Peter the Iberian


Peter the Iberian was a Georgian royal prince, theologian and philosopher who was a prominent figure in early Christianity and one of the founders of Christian Neoplatonism. Some have claimed that he is the author known conventionally as Pseudo-Dionysius the Areopagite.
His accomplishments include founding the first Georgian monastery in Bethlehem and becoming the bishop of Majuma near Gaza. The oldest Georgian Bir el Qutt inscriptions mention Peter with his father.

Life

He was born into the royal Chosroid dynasty of the Kings of Iberia and was initially named Murvan, Prince of Iberia. His father, King Bosmarios of Iberia, invited noted philosopher Mithradates from Lazica to take part in Murvan's education. For a time, the child was kept hidden so as not to be delivered as a hostage to the Persians.
In 423, at the age of about five, the prince was sent as a political hostage to Constantinople to ensure the loyalty of Iberia to the Byzantines rather than to the Persians. Here he received a brilliant education under a personal patronage of the Roman empress Aelia Eudocia, wife of Theodosius II.
According to his biographer, John Rufus, Peter refused to write to or receive letters from home lest it undermine his ascetic discipline. When he was about twenty, the young prince, together with his mentor Mithradates, left the palace and escaped to make a pilgrimage to Palestine, where he became a monk at Jerusalem under the name of Peter. In 430, he founded his own monastery at Bethlehem. In 445, he was ordained as a priest. Accompanied by Mithradates, he traveled across several countries of the Near East and finally settled in Majuma near Gaza.
In 452, he was consecrated bishop of Majuma by Patriarch Theodosius. He only served for six months before some Christians were banished by the decree of the local ruler. Peter escaped to Egypt, where he found refuge in the Enaton, but returned to Palestine a decade later. He gained numerous followers and disciples. According to the medieval sources, he was an author of several famous religious works. However, none of them survived to be written under the name of Peter.
He died at Yavneh-Yam, port of ancient Iamnia, in 491 and was buried in his monastery near Gaza.

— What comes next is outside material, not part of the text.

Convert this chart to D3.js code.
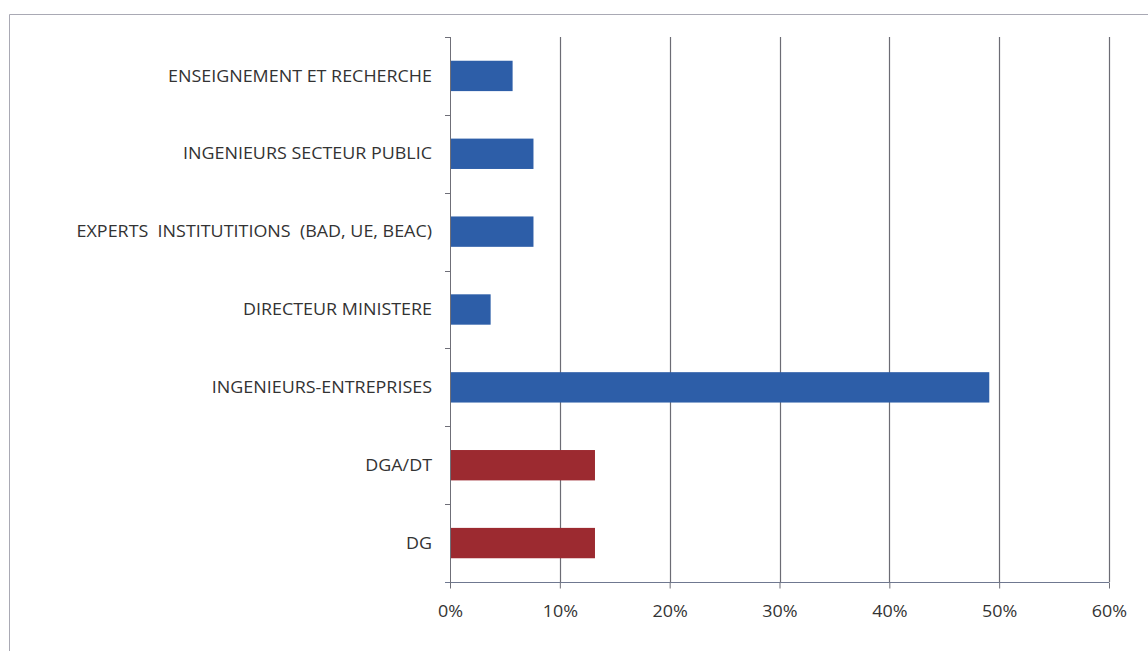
<!DOCTYPE html>
<html>
<head>
<meta charset="utf-8">
<script src="https://cdn.jsdelivr.net/npm/d3@7"></script>
<style>
  html, body { margin: 0; padding: 0; background: #fff; }
  svg text { font-family: "Open Sans", Lato, sans-serif; fill: #333; white-space: pre; }
</style>
</head>
<body>
<div id="chart"></div>
<script>
// categories, top to bottom
const categories = [
  'ENSEIGNEMENT ET RECHERCHE',
  'INGENIEURS SECTEUR PUBLIC',
  'EXPERTS  INSTITUTITIONS  (BAD, UE, BEAC)',
  'DIRECTEUR MINISTERE',
  'INGENIEURS-ENTREPRISES',
  'DGA/DT',
  'DG'
];
// share of respondents (fraction)
const values = [0.057, 0.076, 0.076, 0.037, 0.491, 0.132, 0.132];
// bar group: 0 = blue, 1 = red
const groups = [0, 0, 0, 0, 0, 1, 1];
const xTicks = [0, 0.1, 0.2, 0.3, 0.4, 0.5, 0.6];

const W = 1148, H = 651;
const mLeft = 450, mRight = 1109, mTop = 37, mBottom = 582;
const colors = ['#2d5ea8', '#9c2a30'];
const stretch = 1.12; // the scanned text is a bit wider than Open Sans

const svg = d3.select('#chart').append('svg')
  .attr('width', W)
  .attr('height', H);

// outer frame (runs off the right and bottom edge)
svg.append('path')
  .attr('d', `M9.5,${H + 2} V14.5 H${W + 2}`)
  .attr('fill', 'none')
  .attr('stroke', '#a9a9b4')
  .attr('stroke-width', 1);

const x = d3.scaleLinear().domain([0, 0.6]).range([mLeft, mRight]);
const y = d3.scaleBand().domain(categories).range([mTop, mBottom]).paddingInner(0.61).paddingOuter(0.305);
const yEdge = d3.scaleLinear().domain([0, categories.length]).range([mTop, mBottom]);

// vertical gridlines
svg.append('g')
  .selectAll('line')
  .data(xTicks.slice(1))
  .enter().append('line')
  .attr('x1', d => Math.round(x(d)) + 0.5)
  .attr('x2', d => Math.round(x(d)) + 0.5)
  .attr('y1', mTop)
  .attr('y2', mBottom)
  .attr('stroke', '#6c6c74')
  .attr('stroke-width', 1.2);

// bars
svg.append('g')
  .selectAll('rect')
  .data(values)
  .enter().append('rect')
  .attr('x', x(0))
  .attr('y', (d, i) => y(categories[i]))
  .attr('width', d => x(d) - x(0))
  .attr('height', y.bandwidth())
  .attr('fill', (d, i) => colors[groups[i]]);

// x axis
const xAxis = d3.axisBottom(x)
  .tickValues(xTicks)
  .tickFormat(d3.format('.0%'))
  .tickSize(6)
  .tickSizeOuter(0);

const gx = svg.append('g')
  .attr('transform', `translate(0,${mBottom + 0.5})`)
  .call(xAxis);
gx.select('.domain').attr('stroke', '#6f7890').attr('d', `M${mLeft - 5},0H${mRight}`);
gx.selectAll('.tick line').attr('stroke', '#6f6f78');
gx.selectAll('.tick text')
  .attr('dy', 0)
  .attr('y', 0)
  .attr('transform', `translate(0,34) scale(${stretch},1)`)
  .style('font-size', '16px');

// y axis line and boundary ticks
svg.append('line')
  .attr('x1', mLeft + 0.5).attr('x2', mLeft + 0.5)
  .attr('y1', mTop).attr('y2', mBottom + 6)
  .attr('stroke', '#6f6f78');
svg.append('g')
  .selectAll('line')
  .data(d3.range(categories.length))
  .enter().append('line')
  .attr('x1', mLeft - 5).attr('x2', mLeft)
  .attr('y1', d => Math.round(yEdge(d)) + 0.5)
  .attr('y2', d => Math.round(yEdge(d)) + 0.5)
  .attr('stroke', '#6f6f78');

// category labels
svg.append('g')
  .selectAll('text')
  .data(categories)
  .enter().append('text')
  .attr('transform', d => `translate(432,${y(d) + y.bandwidth() / 2}) scale(${stretch},1)`)
  .attr('dy', '0.35em')
  .attr('text-anchor', 'end')
  .style('font-size', '16px')
  .text(d => d);
</script>
</body>
</html>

Position vs. Chalcedonian creed

Various eastern Churches think that he may have deviated from the Chalcedonian doctrine. These Churches believe that Peter the Iberian was a Miaphysite and an anti-Chaldeonian, whereas this view is not shared by the Georgian Orthodox Church. Although his biographies do not discuss this issue, some of the scholars who side with the Armenian sources accept the idea that he was an anti-Chaldeonian, while others do not. For example, David Marshall Lang believes in the possibility that he was a Monophysite, while Shalva Nutsubidze and Ernest Honingmann believe that he was a Neoplatonic philosopher.